A record number of Americans say they have gotten worse off financially since President Joe Biden took office, a new survey shows.
The poll conducted by Washington Post-ABC News suggests that four in ten Americans — 41 percent — are not as well off financially as they were when Biden took office two years ago.
By contrast, nearly two years into Donald Trump's presidency, 13 percent of Americans said they had gotten worse off; more, 25 percent, were in better shape financially.
The Democratic president has just 37 percent approval for handling the economy, 38 percent on the war in Ukraine and 28 percent on the immigration situation at the Mexican border.
His approval rating is well below average compared with the previous 13 presidents of the United States.
The Federal Reserve extended its fight against high inflation Wednesday by raising its key interest rate by a quarter-point, its eighth hike since March. It said even though inflation is easing, it remains high enough to require further rate hikes.
That marks the smallest increase since last March, after a series of aggressive rate hikes last year.
US Treasury Secretary Janet Yellen warned last week that the United States is facing a catastrophic debt crisis if Congress fails to raise the statutory debt ceiling to fend off a default.
Given disaffection with both Biden and his predecessor, a rerun of the 2020 presidential election is hardly tempting, according to the poll.
Nearly six in 10 Democratic-aligned adults don't want to see Biden nominated again for the job, and half on the Republican side would rather not see Trump as their party's nominee.
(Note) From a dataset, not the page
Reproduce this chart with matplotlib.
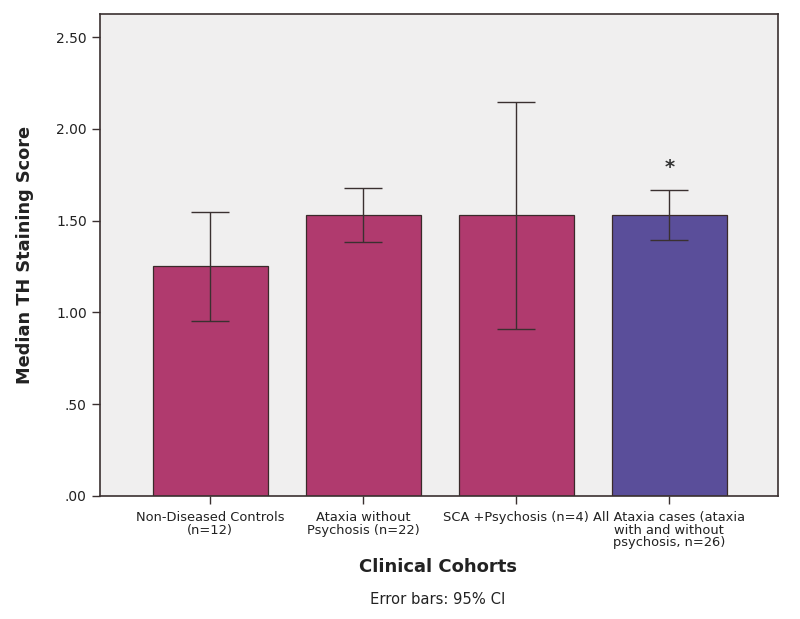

The poll found that if the two were the choices and the election were today, it would be a close race, with 48 percent of all adults supporting Trump and 44 percent supporting Biden. It would be a similar 48-45 percent match-up among registered voters.
The results indicate that the public by a broad 62-36 percent would be disappointed or even angry if Biden were re-elected.
Responses to a hypothetical Trump victory also are negative overall, but less so, 56-43%, the poll says.
Another poll suggested that a majority of Democrats believe one term is plenty for Biden, despite his insistence that he plans to seek reelection in 2024.
The Associated Press-NORC Center for Public Affairs Research published a survey that shows only 37% of Democrats say they want Biden to seek a second term, down from 52% in the weeks before last year's midterm elections.
The poll suggested that many believe the 80-year-old's age is a liability, with people focused on his coughing, his gait, his gaffes and the possibility that the world's most stressful job would be better suited for someone younger.
Already the oldest president in US history, Biden would be 86 if he serves two full terms as president.